In the nineties, Venus Williams won 5 Wimbledon titles and had another 3 runner-up appearances. Somehow, and despite all her gifts and success, on June 23rd 2004 it appeared that she had failed to master the simplest of tennis tasks – count the score. In one of the most bizarre situations, I can clearly remember my mother screaming at the television as the umpire, linesman and players all missed a point at 2-1 in the tiebreak and got the score completely wrong. Despite technically winning the tiebreak, Venus would somehow lose the set and the match. When questioned about the umpire’s mistake, tournament referee Allan Mills deflected some blame onto Venus: “What I cannot understand is the players’ reaction. It is the players’ responsibility once they are on court to know the score.”
In this shock defeat, Hewitt became only the 2nd defending champion to ever lose the first match of his title defense. It all looked good for the Australian as he cruised through the first set 6-1. However, Karlovic soon discovered his best form. Ivo’s booming serve would eventually carry him not just to victory that day, but onto a very sound career. In hindsight, this upset does not seem completely surprising given the success that Ivo has had and the difficulty that his serve has provided for even the best of opponents. In 2003, however, he was a completely unknown qualifier. The victory over Hewitt was momentous, not just for the upset but for the manner in which Karlovic played. For some tennis aficionados, watching David get pummeled by Goliath completely reshaped their view of the way that tennis might be played in the future.

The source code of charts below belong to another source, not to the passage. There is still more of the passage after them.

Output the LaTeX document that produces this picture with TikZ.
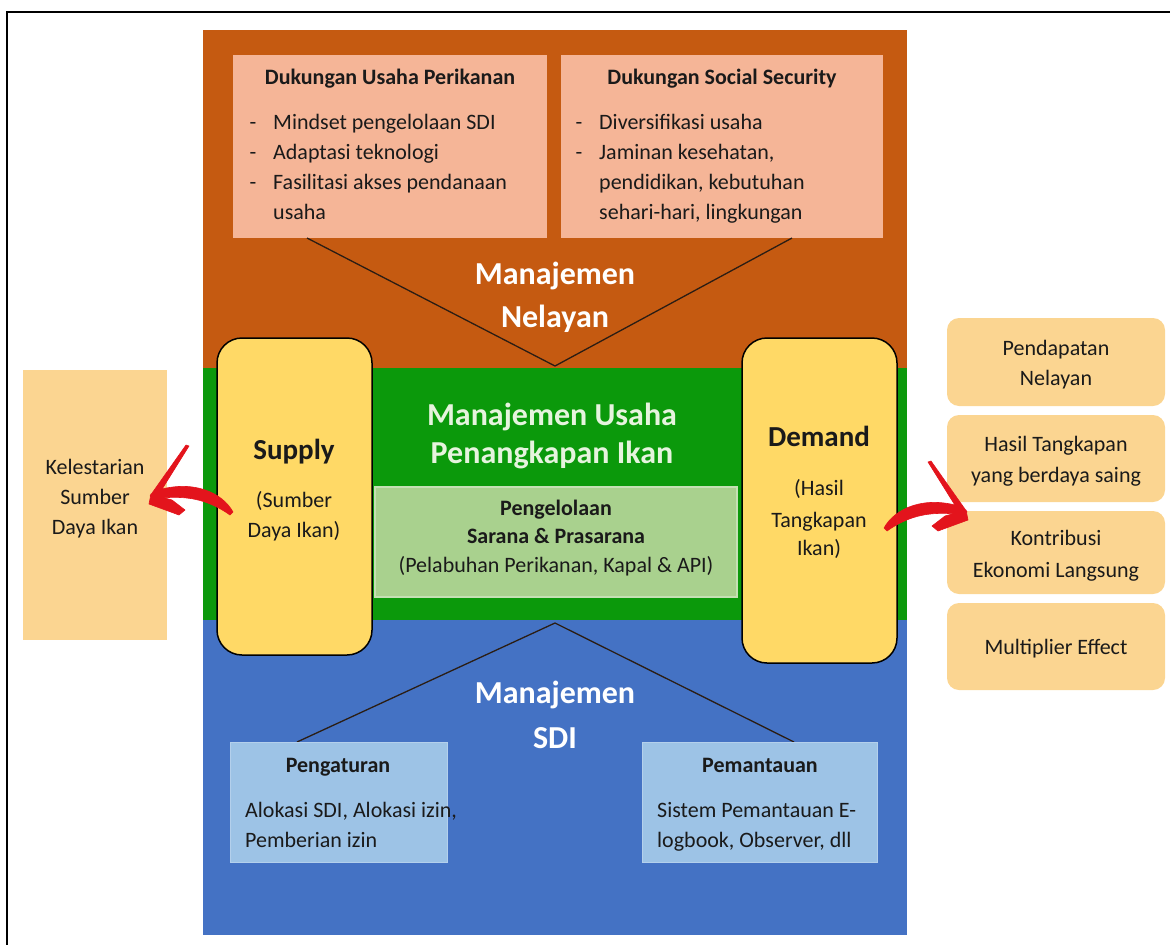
\documentclass[tikz,border=0pt]{standalone}
\usepackage{fontspec}
\setmainfont{Carlito}
\definecolor{orangebg}{HTML}{C55A11}
\definecolor{greenbg}{HTML}{0B990B}
\definecolor{bluebg}{HTML}{4472C4}
\definecolor{salmon}{HTML}{F5B597}
\definecolor{gold}{HTML}{FFD966}
\definecolor{peach}{HTML}{FBD591}
\definecolor{lgreen}{HTML}{A9D18E}
\definecolor{lgreenb}{HTML}{C5E0B4}
\definecolor{lblue}{HTML}{9DC3E6}
\definecolor{lblueb}{HTML}{B4D0EC}
\definecolor{arrowred}{HTML}{E3141C}
\definecolor{titlegreen}{HTML}{E6F4DE}
\definecolor{txt}{HTML}{1A1A1A}
\definecolor{linec}{HTML}{2B1D14}
\begin{document}
\begin{tikzpicture}[x=1pt,y=-1pt,
  band/.style={inner sep=0, outer sep=0, anchor=north west, draw=none},
  box/.style={inner sep=0, outer sep=0, anchor=north west},
  body/.style={font=\fontsize{22}{28}\selectfont, text=txt, inner sep=0, anchor=base},
  bodyl/.style={body, anchor=base west},
  hd/.style={font=\bfseries\fontsize{22}{28}\selectfont, text=txt, inner sep=0, anchor=base},
  big/.style={font=\bfseries\fontsize{32}{38}\selectfont, text=white, inner sep=0, anchor=base},
  sd/.style={font=\bfseries\fontsize{29}{34}\selectfont, text=txt, inner sep=0, anchor=base},
  vline/.style={draw=linec, line width=1.3pt},
  redarrow/.style={fill=arrowred, draw=arrowred, line width=0.6pt, line join=round}
]
\useasboundingbox (0,0) rectangle (1170,945);
% frame
\draw[line width=2pt] (7,945) -- (7,12) -- (1170,12);

% bands
\node[band, fill=orangebg, minimum width=704, minimum height=338] (orange) at (203,30) {};
\node[band, fill=greenbg, minimum width=704, minimum height=253] (green) at (203,368) {};
\node[band, fill=bluebg, minimum width=704, minimum height=315] (blue) at (203,620) {};

% orange sub boxes
\node[box, fill=salmon, minimum width=314, minimum height=183] (usaha) at (233,55) {};
\node[box, fill=salmon, minimum width=322, minimum height=183] (social) at (561,55) {};

% V lines (top)
\coordinate (vL) at (307,238);
\coordinate (vA) at (555,366);
\coordinate (vR) at (792,238);
\draw[vline] (vL) -- (vA) -- (vR);

% texts in orange boxes
\node[hd] (uh) at (390,84) {Dukungan Usaha Perikanan};
\node[body] (ud1) at (253,129) {-};
\node[bodyl] (u1) at (273,129) {Mindset pengelolaan SDI};
\node[body] (ud2) at (253,159) {-};
\node[bodyl] (u2) at (273,159) {Adaptasi teknologi};
\node[body] (ud3) at (253,189) {-};
\node[bodyl] (u3) at (273,189) {Fasilitasi akses pendanaan};
\node[bodyl] (u4) at (273,219) {usaha};

\node[hd] (sh) at (722,84) {Dukungan Social Security};
\node[body] (sd1) at (579,129) {-};
\node[bodyl] (s1) at (599,129) {Diversifikasi usaha};
\node[body] (sd2) at (579,159) {-};
\node[bodyl] (s2) at (599,159) {Jaminan kesehatan,};
\node[bodyl] (s3) at (599,189) {pendidikan, kebutuhan};
\node[bodyl] (s4) at (599,219) {sehari-hari, lingkungan};

\node[big] (mn1) at (555,284) {Manajemen};
\node[big] (mn2) at (555,327) {Nelayan};

% green title
\node[big, text=titlegreen] (mu1) at (552,425) {Manajemen Usaha};
\node[big, text=titlegreen] (mu2) at (552,463) {Penangkapan Ikan};

% pengelolaan box
\node[box, fill=lgreen, draw=lgreenb, line width=1.5pt, minimum width=362, minimum height=110] (peng) at (375,487) {};
\node[hd] (p1) at (556,515) {Pengelolaan};
\node[hd] (p2) at (556,543) {Sarana \& Prasarana};
\node[body] (p3) at (556,572) {(Pelabuhan Perikanan, Kapal \& API)};

% blue inverted V
\coordinate (bA) at (555,623);
\coordinate (bL) at (297,742);
\coordinate (bR) at (794,742);
\draw[vline] (bL) -- (bA) -- (bR);

\node[big] (ms1) at (555,703) {Manajemen};
\node[big] (ms2) at (555,748) {SDI};

% blue boxes
\node[box, fill=lblue, draw=lblueb, line width=1pt, minimum width=217, minimum height=120] (atur) at (230,742) {};
\node[box, fill=lblue, draw=lblueb, line width=1pt, minimum width=235, minimum height=120] (pantau) at (642,742) {};
\node[hd] (a1) at (338,772) {Pengaturan};
\node[bodyl] (a2) at (245,817) {Alokasi SDI, Alokasi izin,};
\node[bodyl] (a3) at (245,847) {Pemberian izin};
\node[hd] (m1) at (760,772) {Pemantauan};
\node[bodyl] (m2) at (657,817) {Sistem Pemantauan E-};
\node[bodyl] (m3) at (657,847) {logbook, Observer, dll};

% supply / demand
\node[box, fill=gold, draw=black, line width=1.5pt, rounded corners=25pt, minimum width=155, minimum height=317] (supply) at (217,338) {};
\node[box, fill=gold, draw=black, line width=1.5pt, rounded corners=25pt, minimum width=155, minimum height=325] (demand) at (742,338) {};
\node[sd] (su1) at (294,459) {Supply};
\node[body] (su2) at (294,507) {(Sumber};
\node[body] (su3) at (294,537) {Daya Ikan)};
\node[sd] (de1) at (819,446) {Demand};
\node[body] (de2) at (819,495) {(Hasil};
\node[body] (de3) at (819,527) {Tangkapan};
\node[body] (de4) at (819,555) {Ikan)};

% kelestarian
\node[box, fill=peach, minimum width=144, minimum height=270] (kel) at (23,370) {};
\node[body] (k1) at (95,474) {Kelestarian};
\node[body] (k2) at (95,504) {Sumber};
\node[body] (k3) at (95,534) {Daya Ikan};

% right boxes
\node[box, fill=peach, rounded corners=12pt, minimum width=218, minimum height=88] (r1) at (947,318) {};
\node[box, fill=peach, rounded corners=12pt, minimum width=218, minimum height=87] (r2) at (947,415) {};
\node[box, fill=peach, rounded corners=12pt, minimum width=218, minimum height=83] (r3) at (947,511) {};
\node[box, fill=peach, rounded corners=12pt, minimum width=218, minimum height=87] (r4) at (947,603) {};
\node[body] (r1a) at (1056,355) {Pendapatan};
\node[body] (r1b) at (1056,385) {Nelayan};
\node[body] (r2a) at (1056,451) {Hasil Tangkapan};
\node[body] (r2b) at (1056,482) {yang berdaya saing};
\node[body] (r3a) at (1056,545) {Kontribusi};
\node[body] (r3b) at (1056,577) {Ekonomi Langsung};
\node[body] (r4a) at (1056,654) {Multiplier Effect};

% red arrows (brush style)
% right: from Demand to the outcome boxes
\path[redarrow] (884,528) .. controls (895,508) and (925,495) .. (962,507)
  -- (966,515) .. controls (940,512) and (915,511) .. (887,531) -- cycle;
\path[redarrow] (966,510) -- (968,520) -- (938,531) -- (932,526) -- (945,516) -- cycle;
\path[redarrow] (967,512) -- (931,461) -- (928,462) -- (958,510) -- cycle;
% left: from Supply to Kelestarian
\path[redarrow] (233,512) .. controls (222,492) and (192,479) .. (155,491)
  -- (151,499) .. controls (177,496) and (202,495) .. (230,515) -- cycle;
\path[redarrow] (151,494) -- (149,504) -- (179,515) -- (185,510) -- (172,500) -- cycle;
\path[redarrow] (150,496) -- (186,445) -- (189,446) -- (159,494) -- cycle;
\end{tikzpicture}
\end{document}
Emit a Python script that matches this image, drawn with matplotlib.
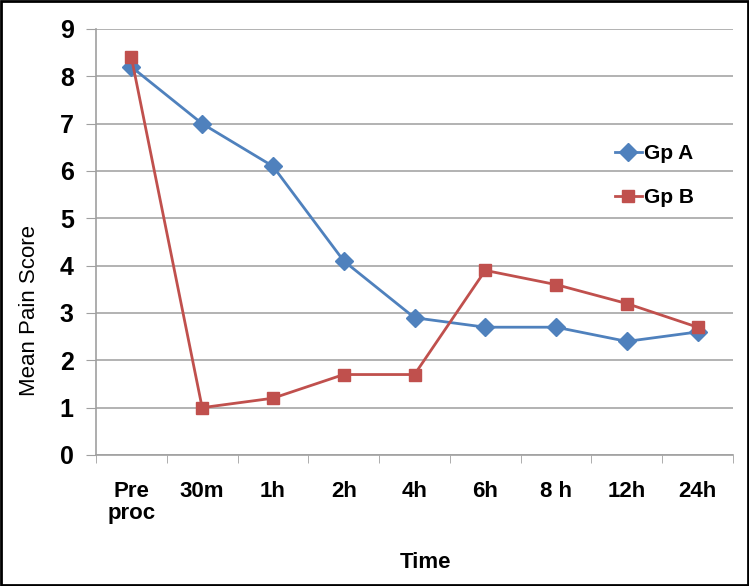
import matplotlib
matplotlib.use('Agg')
import matplotlib.pyplot as plt
from matplotlib.ticker import FixedLocator, NullFormatter

categories = ['Pre\nproc', '30m', '1h', '2h', '4h', '6h', '8 h', '12h', '24h']
gp_a = [8.2, 7.0, 6.1, 4.1, 2.9, 2.7, 2.7, 2.4, 2.6]
gp_b = [8.4, 1.0, 1.2, 1.7, 1.7, 3.9, 3.6, 3.2, 2.7]
y_ticks = list(range(0, 10))

plt.rcParams['font.family'] = ['Liberation Sans', 'DejaVu Sans']

fig = plt.figure(figsize=(7.49, 5.86), dpi=100)
ax = fig.add_axes([96/749, 1-455/586, (733-96)/749, (455-29)/586])

x = list(range(len(categories)))
ax.plot(x, gp_a, color='#4F81BD', marker='D', markersize=9, linewidth=2, label='Gp A')
ax.plot(x, gp_b, color='#C0504D', marker='s', markersize=8, linewidth=2, label='Gp B')

ax.set_xlim(-0.5, len(categories) - 0.5)
ax.set_ylim(0, 9)
ax.set_yticks(y_ticks)
ax.set_yticklabels([str(v) for v in y_ticks], fontsize=18, fontweight='bold')
ax.set_xticks(x)
ax.set_xticklabels(categories, fontsize=16, fontweight='bold', linespacing=1.05)
ax.tick_params(axis='x', length=0, pad=19)
ax.xaxis.set_minor_locator(FixedLocator([i - 0.5 for i in range(len(categories) + 1)]))
ax.xaxis.set_minor_formatter(NullFormatter())
ax.tick_params(axis='x', which='minor', length=6, color='#A0A0A0', direction='out')
ax.tick_params(axis='y', length=7, color='#A0A0A0', pad=9)

ax.grid(axis='y', color='#A6A6A6', linewidth=1.2)
ax.set_axisbelow(True)
for side in ['top', 'right']:
    ax.spines[side].set_visible(False)
for side in ['left', 'bottom']:
    ax.spines[side].set_color('#A0A0A0')
    ax.spines[side].set_linewidth(1.2)

ax.set_ylabel('Mean Pain Score', fontsize=16)
ax.yaxis.set_label_coords(-0.088, 0.34)
ax.set_xlabel('Time', fontsize=16, fontweight='bold')
ax.xaxis.set_label_coords(0.517, -0.228)

leg = ax.legend(loc='upper left', bbox_to_anchor=(0.785, 0.773), frameon=False,
                prop={'weight': 'bold', 'size': 15},
                handlelength=1.3, handletextpad=0.1, labelspacing=1.2)

# black border around the picture
fig.patches.append(plt.Rectangle((0.001, 0.001), 0.997, 0.997, transform=fig.transFigure,
                                 fill=False, edgecolor='black', linewidth=2))

fig.savefig('out.png', dpi=100)
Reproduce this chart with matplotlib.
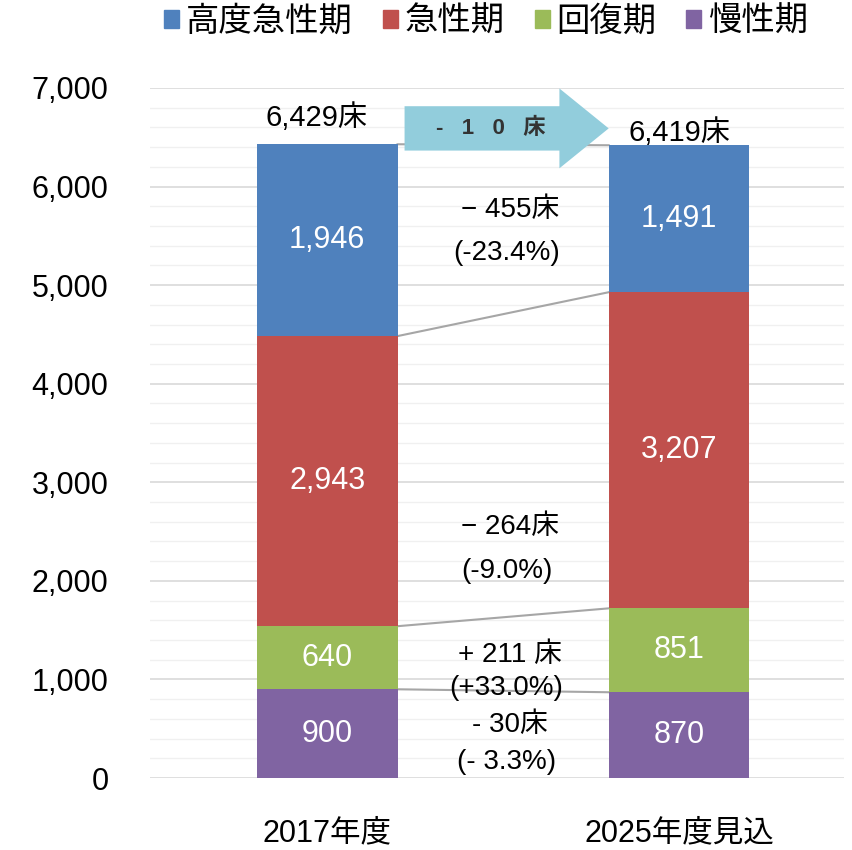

In 2009 when she was just 16 years old, Michelle Larcher de Brito broke into the world top 100 and many thought she would be a future star of the game. However, it was not to be. 7 years on, Michelle has not ended any season in her career ranked inside the top 100. What she does have, is the undoubted talent and ability to pull off major upsets. She also has a unique ability to make sounds on the tennis court that can be heard by neighboring suburbs. In 2013, on the ‘graveyard’ court number two at Wimbledon, those two talents met against Maria Sharapova in a perfect crescendo. After 2 hours of incredible ball striking and effort there was if not the biggest, then certainly the loudest, upset on this top ten list.
This upset really does not belong on this list but it made the cut because frankly any excuse to put Dustin Brown (a.k.a Dreddy) into a list is worth it. As a qualifier ranked 102, and going against the two time champion and 3 time finalist, one could be forgiven for calling me nuts that I didn’t view this as really that big of an upset. Brown had proven in 2014, by defeating Hewitt on his way to the third round of Wimbledon, that he was a difficult opponent for someone willing to give him time to attack. In Rafa he got just that, and repeated his victory from Halle two weeks prior in a highly entertaining 4 set match.